Over the next hill, and it’s the same. More flat, the fences spreading across the landscape like transparent Berlin walls. The trapped cows stared at us wide eyed as they chew and the smell of manure begins to permeate the car. We beg our dad to roll up the windows. Who cares about the warm breeze of prairie spring flooding the car when it comes with an odd spot of cow.
The face of the highway is different. As we approach Edmonton, I notice the sign welcoming us to this great city has been modified. For the whole of my existence, we have been known as the city of champions. This was the city Gretzky became great in as he led the Oilers to win multiple Stanley cups in the eighties.

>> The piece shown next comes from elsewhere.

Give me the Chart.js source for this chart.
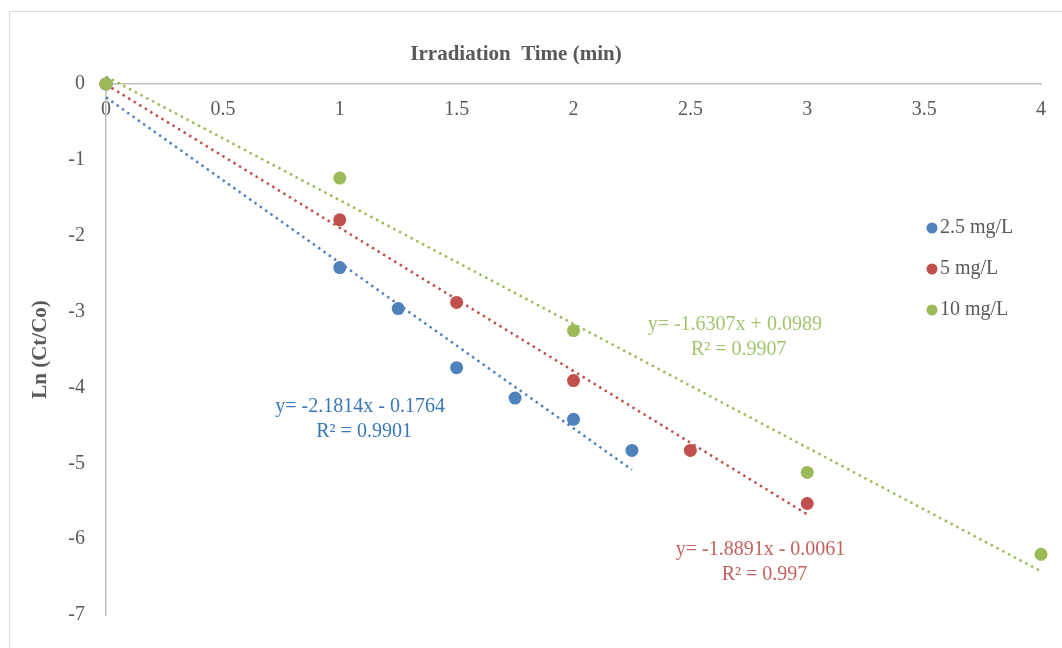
<!DOCTYPE html>
<html>
<head>
<meta charset="utf-8">
<script src="https://cdn.jsdelivr.net/npm/chart.js@4.4.1/dist/chart.umd.min.js"></script>
<style>
  html, body { margin: 0; padding: 0; background: #fff; }
  #frame { position: absolute; left: 9px; top: 11px; width: 1100px; height: 700px;
           border-left: 1px solid #d9d9d9; border-top: 1px solid #d9d9d9; }
  #wrap { position: absolute; left: 0; top: 0; width: 1062px; height: 648px; }
</style>
</head>
<body>
<div id="frame"></div>
<div id="wrap"><canvas id="kineticsChart"></canvas></div>
<script>
const seriesLabels = ['2.5 mg/L', '5 mg/L', '10 mg/L'];

const time25 = [0, 1, 1.25, 1.5, 1.75, 2, 2.25];
const ln25 = [0, -2.42, -2.96, -3.74, -4.14, -4.42, -4.83];

const time5 = [0, 1, 1.5, 2, 2.5, 3];
const ln5 = [0, -1.79, -2.88, -3.91, -4.83, -5.53];

const time10 = [0, 1, 2, 3, 4];
const ln10 = [0, -1.24, -3.25, -5.12, -6.2];

// linear trendlines as printed on the chart
const slopes = [-2.1814, -1.8891, -1.6307];
const intercepts = [-0.1764, -0.0061, 0.0989];
const rSquared = ['0.9901', '0.997', '0.9907'];

// where each equation label sits (data units)
const labelAnchors = [[1.087, -4.26], [2.8, -6.14], [2.69, -3.17]];

const pointColors = ['#4F81BD', '#C0504D', '#9BBB59'];
const eqColors = ['#3A78B5', '#C4605E', '#A3C46E'];
const textColor = '#595959';
const fontFamily = '"Liberation Serif", "Times New Roman", serif';

const times = [time25, time5, time10];
const values = [ln25, ln5, ln10];

function toPoints(xs, ys) {
  return xs.map((x, i) => ({ x, y: ys[i] }));
}

function trendPoints(i) {
  const xs = [times[i][0], times[i][times[i].length - 1]];
  return xs.map((x) => ({ x, y: slopes[i] * x + intercepts[i] }));
}

function equationText(i) {
  const sign = intercepts[i] < 0 ? '-' : '+';
  return `y= ${slopes[i]}x ${sign} ${Math.abs(intercepts[i])}`;
}

const pointSets = [2, 1, 0].map((i) => ({
  type: 'scatter',
  label: seriesLabels[i],
  data: toPoints(times[i], values[i]),
  backgroundColor: pointColors[i],
  borderWidth: 0,
  pointRadius: 6.5,
  pointHoverRadius: 6.5,
  clip: false,
  order: 3 - i,
}));

const trendSets = [0, 1, 2].map((i) => ({
  type: 'line',
  label: `Linear (${seriesLabels[i]})`,
  data: trendPoints(i),
  borderColor: pointColors[i],
  borderWidth: 2.5,
  borderDash: [2.5, 4],
  pointRadius: 0,
  fill: false,
  clip: false,
  order: 10 + i,
}));

const sideLegend = {
  id: 'sideLegend',
  afterDraw(chart) {
    const { ctx } = chart;
    ctx.save();
    ctx.font = `20px ${fontFamily}`;
    ctx.textBaseline = 'middle';
    ctx.textAlign = 'left';
    seriesLabels.forEach((label, i) => {
      const y = 228 + i * 41;
      ctx.fillStyle = pointColors[i];
      ctx.beginPath();
      ctx.arc(932, y, 5.5, 0, Math.PI * 2);
      ctx.fill();
      ctx.fillStyle = textColor;
      ctx.fillText(label, 940, y);
    });
    ctx.restore();
  },
};

const equationLabels = {
  id: 'equationLabels',
  afterDraw(chart) {
    const { ctx, scales } = chart;
    ctx.save();
    ctx.font = `20px ${fontFamily}`;
    ctx.textBaseline = 'middle';
    ctx.textAlign = 'center';
    labelAnchors.forEach(([ax, ay], i) => {
      const px = scales.x.getPixelForValue(ax);
      const py = scales.y.getPixelForValue(ay);
      ctx.fillStyle = eqColors[i];
      ctx.fillText(equationText(i), px, py);
      ctx.fillText(`R² = ${rSquared[i]}`, px + 4, py + 25);
    });
    // x axis title, Excel places it above the plot
    ctx.font = `bold 21px ${fontFamily}`;
    ctx.fillStyle = textColor;
    ctx.fillText('Irradiation  Time (min)', 516, 55);
    ctx.restore();
  },
};

new Chart(document.getElementById('kineticsChart'), {
  type: 'scatter',
  data: { datasets: [...pointSets, ...trendSets] },
  options: {
    responsive: true,
    maintainAspectRatio: false,
    animation: false,
    layout: { padding: { top: 84, right: 21, bottom: 6, left: 0 } },
    plugins: {
      legend: { display: false },
      tooltip: { enabled: false },
    },
    scales: {
      x: {
        type: 'linear',
        position: { y: 0 },
        min: 0,
        max: 4,
        ticks: {
          stepSize: 0.5,
          padding: 14,
          color: textColor,
          font: { family: fontFamily, size: 20 },
          callback: (value) => String(value),
        },
        grid: { display: false, drawTicks: false },
        border: { color: '#BFBFBF', width: 1.5 },
        afterFit: (scale) => { scale.height = 25; },
      },
      y: {
        min: -7,
        max: 0,
        ticks: { stepSize: 1, padding: 21, color: textColor, font: { family: fontFamily, size: 20 } },
        grid: { display: false, drawTicks: false },
        border: { color: '#BFBFBF', width: 1.5 },
        title: {
          display: true,
          text: 'Ln (Ct/Co)',
          color: textColor,
          font: { family: fontFamily, size: 21, weight: 'bold' },
          padding: { top: 28, bottom: 0 },
        },
        afterFit: (scale) => { scale.width = 106; },
      },
    },
  },
  plugins: [sideLegend, equationLabels],
});
</script>
</body>
</html>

But. As we haven’t won anything in a long time, I understand why we had to add a little something else to the signage. We became the winner of the Cities in Bloom competition. I didn’t understand how we could have won such a prestigious award until my mom pointed out the big blue tubs half filled with marigolds and weedy flowers that littered the sides of the road. The moral must be: if you can’t get a name based on the talent of the city, then find a title you could have and stick some money in it. Works every time.
Travelling back home, I realize the ride into a place gives you a sense of its character, its growth and its change. Even after being deemed a city in bloom and advertising it, it seems that the garden centre that sat just off the highway has disappeared. Even thirty years of regular customers can’t stop progress when the city council decides a ring road is more important than a plant store. For me, it was a marker for a turn off down to Ellerslie Road that housed a school and rows of baseball diamonds. That is where I spent my summers 2 times in the week and once on Sundays with families who treated beer and baseball as a religion.
The truck stop we used to go to for twenty four hour breakfasts is now gone and bulldozed flat and instead of space flanking our highways, the wide tracks of land just outside the city have been cemented over. Slowly our many malls are being replaced by consumer office parks that are filled with warehouse sized outlet stores you have to drive between. It’s actually parking lots as far as the eye can see.
After getting my fill of the new Starbucks and Kenny Rodgers Chicken chains, it’s home. My parents house. For the first day or so, it’s overwhelming. We plan BBQs and coffees and members of my family come over in flocks. They pick me apart for clues of my new existence – what’s England like, why do you talk funny, do you like it there. The most dreaded question I continually deflect is – when are you moving home? It’s the hardest one to find an answer to.